-- Start --
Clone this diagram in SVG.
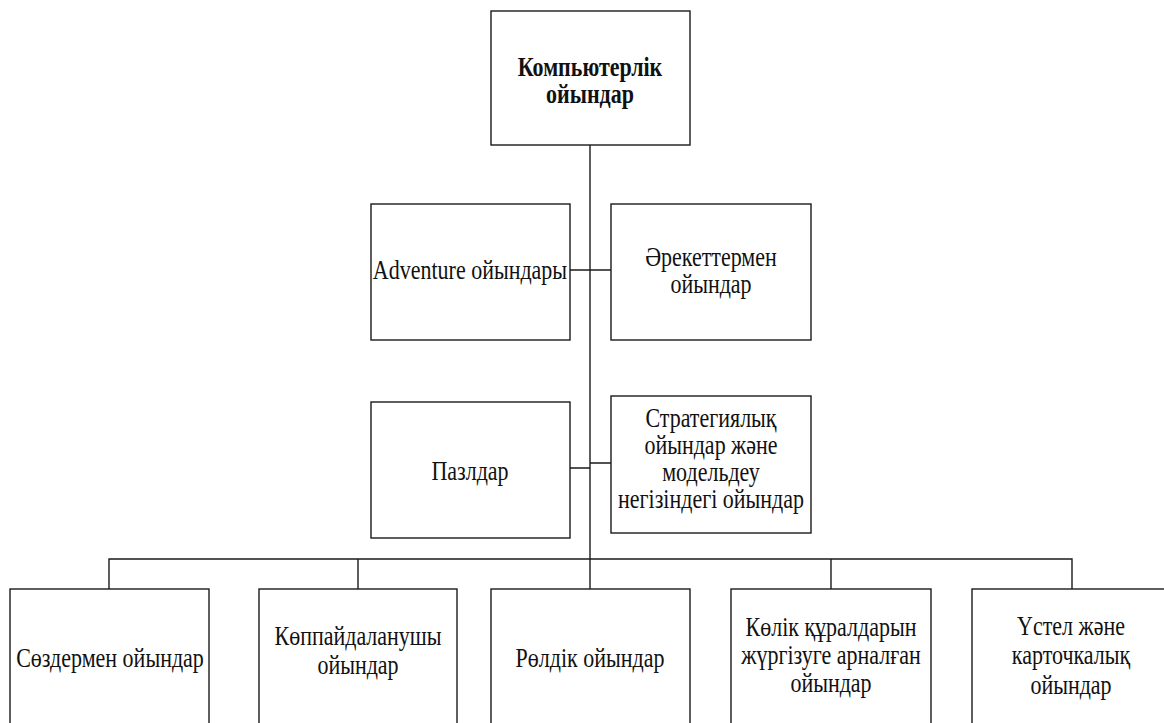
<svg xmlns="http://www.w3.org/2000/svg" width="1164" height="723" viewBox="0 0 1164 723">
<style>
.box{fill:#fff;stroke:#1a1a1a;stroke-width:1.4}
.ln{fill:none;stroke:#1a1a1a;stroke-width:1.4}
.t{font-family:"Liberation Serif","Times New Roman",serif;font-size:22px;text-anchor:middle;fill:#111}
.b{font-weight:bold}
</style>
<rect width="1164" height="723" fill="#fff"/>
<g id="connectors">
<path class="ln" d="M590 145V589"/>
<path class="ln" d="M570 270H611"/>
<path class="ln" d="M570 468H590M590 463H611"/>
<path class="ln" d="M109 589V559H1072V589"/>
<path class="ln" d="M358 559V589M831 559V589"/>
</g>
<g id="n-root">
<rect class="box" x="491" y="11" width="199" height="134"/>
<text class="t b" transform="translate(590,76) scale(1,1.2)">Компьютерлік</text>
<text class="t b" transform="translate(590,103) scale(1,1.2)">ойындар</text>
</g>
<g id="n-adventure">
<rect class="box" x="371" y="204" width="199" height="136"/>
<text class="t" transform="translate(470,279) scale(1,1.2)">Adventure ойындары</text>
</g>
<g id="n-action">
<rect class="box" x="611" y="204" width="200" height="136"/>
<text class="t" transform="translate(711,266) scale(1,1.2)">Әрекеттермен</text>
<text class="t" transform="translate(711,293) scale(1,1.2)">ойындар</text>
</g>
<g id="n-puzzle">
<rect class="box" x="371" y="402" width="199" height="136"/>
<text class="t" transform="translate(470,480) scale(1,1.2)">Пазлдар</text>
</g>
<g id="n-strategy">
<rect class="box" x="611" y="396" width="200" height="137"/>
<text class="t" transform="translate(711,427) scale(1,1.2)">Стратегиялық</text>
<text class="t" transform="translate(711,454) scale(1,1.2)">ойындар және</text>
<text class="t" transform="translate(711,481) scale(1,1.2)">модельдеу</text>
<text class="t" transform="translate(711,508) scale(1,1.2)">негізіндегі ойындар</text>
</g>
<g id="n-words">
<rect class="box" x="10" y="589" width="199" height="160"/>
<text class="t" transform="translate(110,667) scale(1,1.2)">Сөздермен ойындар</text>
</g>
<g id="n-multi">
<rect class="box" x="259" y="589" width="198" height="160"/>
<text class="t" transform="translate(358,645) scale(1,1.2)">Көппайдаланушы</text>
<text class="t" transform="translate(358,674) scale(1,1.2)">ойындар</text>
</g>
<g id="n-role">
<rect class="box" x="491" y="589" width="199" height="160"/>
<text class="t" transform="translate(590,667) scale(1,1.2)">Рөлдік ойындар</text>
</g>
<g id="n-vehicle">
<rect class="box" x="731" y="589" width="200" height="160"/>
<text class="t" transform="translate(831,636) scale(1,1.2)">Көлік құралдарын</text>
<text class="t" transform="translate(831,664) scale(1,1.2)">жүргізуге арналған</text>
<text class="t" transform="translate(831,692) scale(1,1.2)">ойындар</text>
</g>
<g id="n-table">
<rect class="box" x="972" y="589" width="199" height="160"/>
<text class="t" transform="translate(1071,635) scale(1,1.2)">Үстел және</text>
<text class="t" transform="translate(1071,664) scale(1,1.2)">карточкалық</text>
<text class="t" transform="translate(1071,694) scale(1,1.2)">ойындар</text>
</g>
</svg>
-- End --
▸ **Given task**
Leave the images out and output the remaining material exactly as it stands.

▸ **Reply to the exercise**
Clone this diagram in SVG.
<svg xmlns="http://www.w3.org/2000/svg" width="1164" height="723" viewBox="0 0 1164 723">
<style>
.box{fill:#fff;stroke:#1a1a1a;stroke-width:1.4}
.ln{fill:none;stroke:#1a1a1a;stroke-width:1.4}
.t{font-family:"Liberation Serif","Times New Roman",serif;font-size:22px;text-anchor:middle;fill:#111}
.b{font-weight:bold}
</style>
<rect width="1164" height="723" fill="#fff"/>
<g id="connectors">
<path class="ln" d="M590 145V589"/>
<path class="ln" d="M570 270H611"/>
<path class="ln" d="M570 468H590M590 463H611"/>
<path class="ln" d="M109 589V559H1072V589"/>
<path class="ln" d="M358 559V589M831 559V589"/>
</g>
<g id="n-root">
<rect class="box" x="491" y="11" width="199" height="134"/>
<text class="t b" transform="translate(590,76) scale(1,1.2)">Компьютерлік</text>
<text class="t b" transform="translate(590,103) scale(1,1.2)">ойындар</text>
</g>
<g id="n-adventure">
<rect class="box" x="371" y="204" width="199" height="136"/>
<text class="t" transform="translate(470,279) scale(1,1.2)">Adventure ойындары</text>
</g>
<g id="n-action">
<rect class="box" x="611" y="204" width="200" height="136"/>
<text class="t" transform="translate(711,266) scale(1,1.2)">Әрекеттермен</text>
<text class="t" transform="translate(711,293) scale(1,1.2)">ойындар</text>
</g>
<g id="n-puzzle">
<rect class="box" x="371" y="402" width="199" height="136"/>
<text class="t" transform="translate(470,480) scale(1,1.2)">Пазлдар</text>
</g>
<g id="n-strategy">
<rect class="box" x="611" y="396" width="200" height="137"/>
<text class="t" transform="translate(711,427) scale(1,1.2)">Стратегиялық</text>
<text class="t" transform="translate(711,454) scale(1,1.2)">ойындар және</text>
<text class="t" transform="translate(711,481) scale(1,1.2)">модельдеу</text>
<text class="t" transform="translate(711,508) scale(1,1.2)">негізіндегі ойындар</text>
</g>
<g id="n-words">
<rect class="box" x="10" y="589" width="199" height="160"/>
<text class="t" transform="translate(110,667) scale(1,1.2)">Сөздермен ойындар</text>
</g>
<g id="n-multi">
<rect class="box" x="259" y="589" width="198" height="160"/>
<text class="t" transform="translate(358,645) scale(1,1.2)">Көппайдаланушы</text>
<text class="t" transform="translate(358,674) scale(1,1.2)">ойындар</text>
</g>
<g id="n-role">
<rect class="box" x="491" y="589" width="199" height="160"/>
<text class="t" transform="translate(590,667) scale(1,1.2)">Рөлдік ойындар</text>
</g>
<g id="n-vehicle">
<rect class="box" x="731" y="589" width="200" height="160"/>
<text class="t" transform="translate(831,636) scale(1,1.2)">Көлік құралдарын</text>
<text class="t" transform="translate(831,664) scale(1,1.2)">жүргізуге арналған</text>
<text class="t" transform="translate(831,692) scale(1,1.2)">ойындар</text>
</g>
<g id="n-table">
<rect class="box" x="972" y="589" width="199" height="160"/>
<text class="t" transform="translate(1071,635) scale(1,1.2)">Үстел және</text>
<text class="t" transform="translate(1071,664) scale(1,1.2)">карточкалық</text>
<text class="t" transform="translate(1071,694) scale(1,1.2)">ойындар</text>
</g>
</svg>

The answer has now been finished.